Stakeholder awareness of repositories:  Mark Krautmann commented that not enough was being done to make the stakeholders, in particularly the nursery industry, aware of the germplasm repositories, both the importance and usefulness of the collections, but also the current fiscal constraints.  He posed the question of what does the WLPCGC need from the industry, what sort of representation is actually needed?  This needs to be discussed so as to answer the question of why industry members are needed on the committee.  Mark invited Oregon nursery professionals to the committee meeting on Friday, Aug. 24th to introduce them to the committee, its members, and functions of the repositories.
GRIN interface:  Brian Maynard noted that currently, identifying curators of germplasm collections in GRIN is difficult, and is ironic in light of the need for applicants for germplasm grants to be in contact with the curators.  Mark Widrlechner commented that no link exists between PI numbers from a GRIN search and the crops curator.  Pam Allenstein suggested a single web page listing the curators, with hyperlinks to respective clonal repositories [ACTION ITEM].  To further increase “user-friendliness” of GRIN, it was suggested that a “pop-up” or “hot-link” be attached to GRIN webpages that users can click to quickly find out what GRIN is, how it works, and how to use GRIN.  Mention was made of a GRIN tutorial that might be made available through this link to guide people through GRIN [ACTION ITEM].  Jim Berry speculated that less than 1% of the nursery industry is aware that GRIN exists.

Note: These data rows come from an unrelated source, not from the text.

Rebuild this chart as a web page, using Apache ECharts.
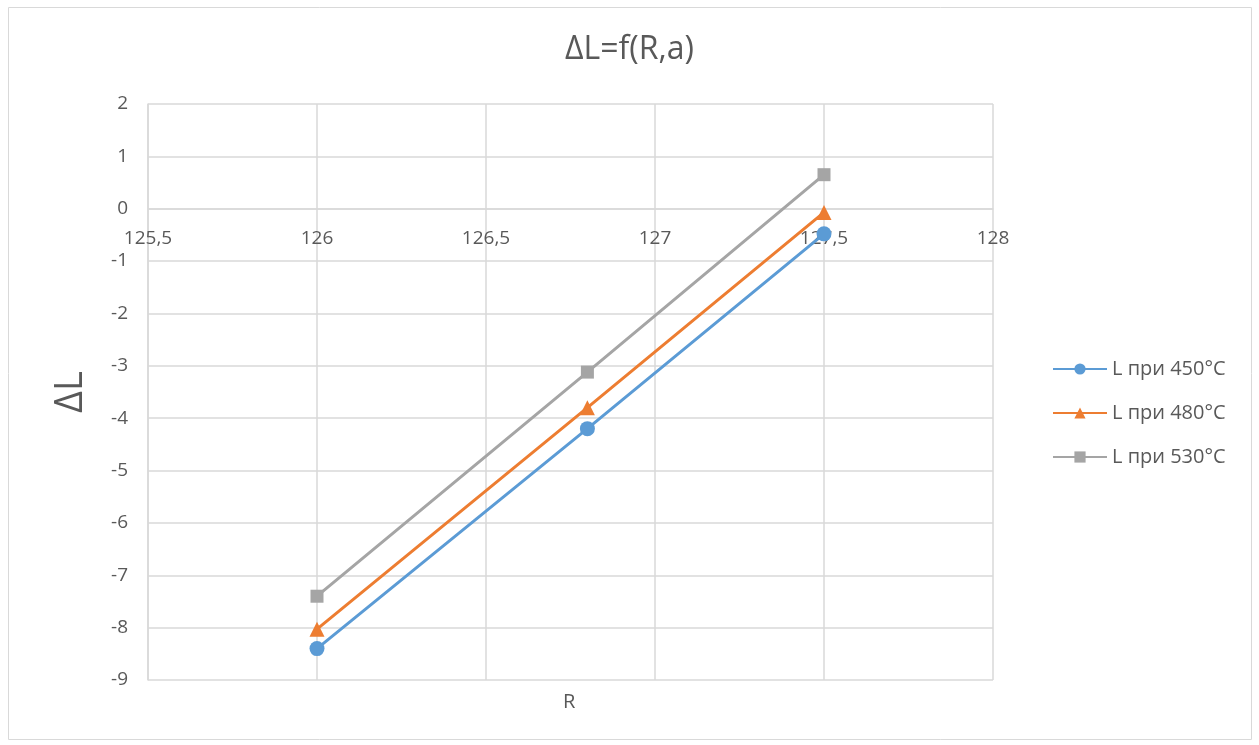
<!DOCTYPE html>
<html>
<head>
<meta charset="utf-8">
<script src="https://cdn.jsdelivr.net/npm/echarts@6/dist/echarts.min.js"></script>
<style>html,body{margin:0;padding:0;background:#fff}#c{width:1259px;height:745px}</style>
</head>
<body>
<div id="c"></div>
<script>
const xValues = [126, 126.8, 127.5];
const seriesNames = ['L при 450°C', 'L при 480°C', 'L при 530°C'];
const s450 = [-8.4, -4.2, -0.48];
const s480 = [-8.03, -3.8, -0.07];
const s530 = [-7.4, -3.12, 0.65];
const xMin = 125.5, xMax = 128, xStep = 0.5;
const yMin = -9, yMax = 2, yStep = 1;
const colors = ['#5B9BD5', '#ED7D31', '#A5A5A5'];
const symbols = ['circle', 'triangle', 'rect'];
const symbolSizes = [15, 15, 13];
const FONT = 'Open Sans';

const allData = [s450, s480, s530];
const W = 1259, H = 745;
const gTop = 104, gBottom = 65, gLeft = 148, gRight = 266;
const plotH = H - gTop - gBottom;
// height of the band between top of plot and y = 0 (used to place the x-axis labels at the zero line)
const zeroBand = plotH * (yMax - 0) / (yMax - yMin);

const chart = echarts.init(document.getElementById('c'), null, {renderer: 'canvas'});
chart.setOption({
  animation: false,
  textStyle: {fontFamily: FONT},
  title: [
    {text: 'ΔL=f(R,a)', left: 'center', top: 29, textStyle: {fontFamily: FONT, fontSize: 32, fontWeight: 'normal', color: '#595959'}}
  ],
  graphic: [
    {type: 'rect', shape: {x: 8.5, y: 7.5, width: 1243, height: 732}, style: {fill: 'none', stroke: '#d9d9d9', lineWidth: 1}, silent: true},
    {type: 'text', x: 563, y: 692, style: {text: 'R', fontSize: 20, fontFamily: FONT, fill: '#595959'}, silent: true}
  ],
  grid: [
    {left: gLeft, right: gRight, top: gTop, bottom: gBottom},
    {left: gLeft, right: gRight, top: gTop, height: zeroBand}
  ],
  legend: {
    orient: 'vertical', left: 1047, top: 354, itemGap: 24, itemWidth: 54, itemHeight: 14,
    textStyle: {fontFamily: FONT, fontSize: 20, color: '#595959'},
    data: seriesNames
  },
  xAxis: [{
    gridIndex: 0, type: 'value', min: xMin, max: xMax, interval: xStep,
    axisLine: {show: false},
    axisTick: {show: false},
    axisLabel: {show: false},
    splitLine: {show: true, lineStyle: {color: '#d9d9d9', width: 1.5}}
  }, {
    gridIndex: 1, type: 'value', min: xMin, max: xMax, interval: xStep, position: 'bottom',
    axisLine: {show: true, onZero: false, lineStyle: {color: '#d9d9d9', width: 1.5}},
    axisTick: {show: false},
    axisLabel: {margin: 20, fontSize: 19, color: '#595959', fontFamily: FONT,
      formatter: v => String(v).replace('.', ',')},
    splitLine: {show: false}
  }],
  yAxis: [{
    gridIndex: 0, type: 'value', min: yMin, max: yMax, interval: yStep,
    name: 'ΔL', nameLocation: 'middle', nameGap: 58, nameRotate: 90,
    nameTextStyle: {fontFamily: FONT, fontSize: 38, color: '#595959'},
    axisLine: {show: true, onZero: false, lineStyle: {color: '#d9d9d9', width: 1.5}},
    axisTick: {show: false},
    axisLabel: {margin: 20, fontSize: 19, color: '#595959', fontFamily: FONT},
    splitLine: {show: true, lineStyle: {color: '#d9d9d9', width: 1.5}}
  }, {
    gridIndex: 1, type: 'value', min: 0, max: yMax, show: false
  }],
  series: allData.map((d, i) => ({
    name: seriesNames[i], type: 'line', xAxisIndex: 0, yAxisIndex: 0,
    data: d.map((y, j) => [xValues[j], y]),
    symbol: symbols[i], symbolSize: symbolSizes[i], showAllSymbol: true,
    lineStyle: {color: colors[i], width: 3},
    itemStyle: {color: colors[i], borderWidth: 0},
    z: 3 + i
  }))
});
</script>
</body>
</html>
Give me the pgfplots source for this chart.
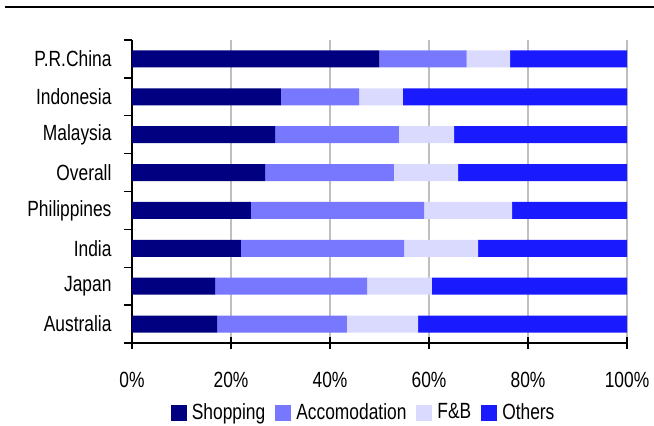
\documentclass[border=0pt]{standalone}
\usepackage{pgfplots}
\usepackage{pgfplotstable}
\pgfplotsset{compat=1.18}
\usepackage{fontspec}
\setmainfont{Liberation Sans}[FakeStretch=0.79]

\definecolor{shop}{HTML}{000080}
\definecolor{accom}{HTML}{7878FF}
\definecolor{fnb}{HTML}{DADAFF}
\definecolor{other}{HTML}{1A1AFF}

% Share of visitor spending by category (%), bottom row first
\pgfplotstableread{
idx country     shop  accom fb   other
0   Australia   17.2  26.2  14.4 42.2
1   Japan       16.8  30.7  13.1 39.4
2   India       22.0  33.0  14.9 30.1
3   Philippines 24.0  35.0  17.8 23.2
4   Overall     26.9  26.0  13.0 34.1
5   Malaysia    28.9  25.0  11.2 34.9
6   Indonesia   30.1  15.8   8.8 45.3
7   China       50.0  17.6   8.8 23.6
}\shares

\begin{document}
\fontsize{22}{26}\selectfont
\begin{tikzpicture}
\path[use as bounding box] (-132pt,-83pt) rectangle (522pt,343pt);
\draw[line width=2.5pt] (-127pt,336pt) -- (522pt,336pt);
\begin{axis}[
  at={(0pt,0pt)}, anchor=south west,
  scale only axis, width=495pt, height=303pt,
  xbar stacked, bar width=17pt,
  xmin=0, xmax=100, ymin=-0.5, ymax=7.5,
  axis lines*=left,
  axis line style={line width=1.3pt, black},
  xtick={0,20,...,100},
  xticklabels={0\%,20\%,40\%,60\%,80\%,100\%},
  ytick={0,...,7},
  yticklabels={Australia,Japan,India,Philippines,Overall,Malaysia,Indonesia,P.R.China},
  minor ytick={-0.5,0.5,...,7.5},
  tick align=center,
  major tick length=12pt,
  minor tick length=8pt,
  major y tick style={draw=none},
  minor y tick style={line width=1.3pt, black, xshift=-4pt},
  major x tick style={line width=1.3pt, black},
  xmajorgrids,
  major grid style={line width=1.3pt, color=black!25},
  xticklabel style={yshift=-16pt},
  yticklabel style={anchor=east, xshift=-7pt},
  legend style={at={(0.467,-0.231)}, anchor=center, draw=none, fill=none,
    legend columns=4,
    /tikz/every odd column/.append style={column sep=4pt},
    /tikz/every even column/.append style={column sep=9pt},
    nodes={inner sep=1pt}},
  legend image code/.code={\fill[#1] (0pt,-8pt) rectangle (16pt,8pt);},
]
\addplot[fill=shop, draw=none]  table[x=shop,  y=idx] {\shares};
\addplot[fill=accom, draw=none] table[x=accom, y=idx] {\shares};
\addplot[fill=fnb, draw=none]   table[x=fb,    y=idx] {\shares};
\addplot[fill=other, draw=none] table[x=other, y=idx] {\shares};
\legend{Shopping,Accomodation,F\&B,Others}
\end{axis}
\end{tikzpicture}
\end{document}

Membership:  The committee lost five members in 2007: Margaret Pooler is stepping aside as Richard Olsen came on board last year as an additional USNA representative; B. Irish, Rick Lewandowski, and Robert Schutzki all withdrew.

Shawn Belt, representative from the Natural Resources Conservation Service (NRCS), withdrew, but it was noted by Peter Bretting that the NRCS is required to have a representative, and is looking into this [ACTION ITEM].
New members are Robert Mazalewski (Univ. of Calif., Davis), Michael Melendrez (Trees that Please, Los Lunas, New Mexico) and Kunso Kim (Morton Arboretum).

Jim Berry, of J. Berry Nursery, returned to active duty with the committee upon completing service to other industry commitments.

It was suggested that Michael Dosmann, curator of the Arnold Arboretum, be invited to join.  Mark Widrlechner agreed to contact Michael about joining the committee.

2008 Meeting:

It was recommended and passed that the next meeting be held in Beltsville, Maryland at the USDA-ARS Beltsville Area Research Center (BARC).  The location would facilitate an on-site review of the WLPCGR and the NCRS plant material center and engage the BARC and U.S. National Arboretum administration.  Topics to be discussed further should include an overview of the GRIN system by GRIN scientists, overview of current APHIS regulations by APHIS staff, and integration of U.S. National Arboretum plant records with GRIN.

Meeting was adjourned at 12 noon, Friday, August 24.

Minutes recorded and prepared by Richard Olsen, in lieu of absent secretary J. Griffin.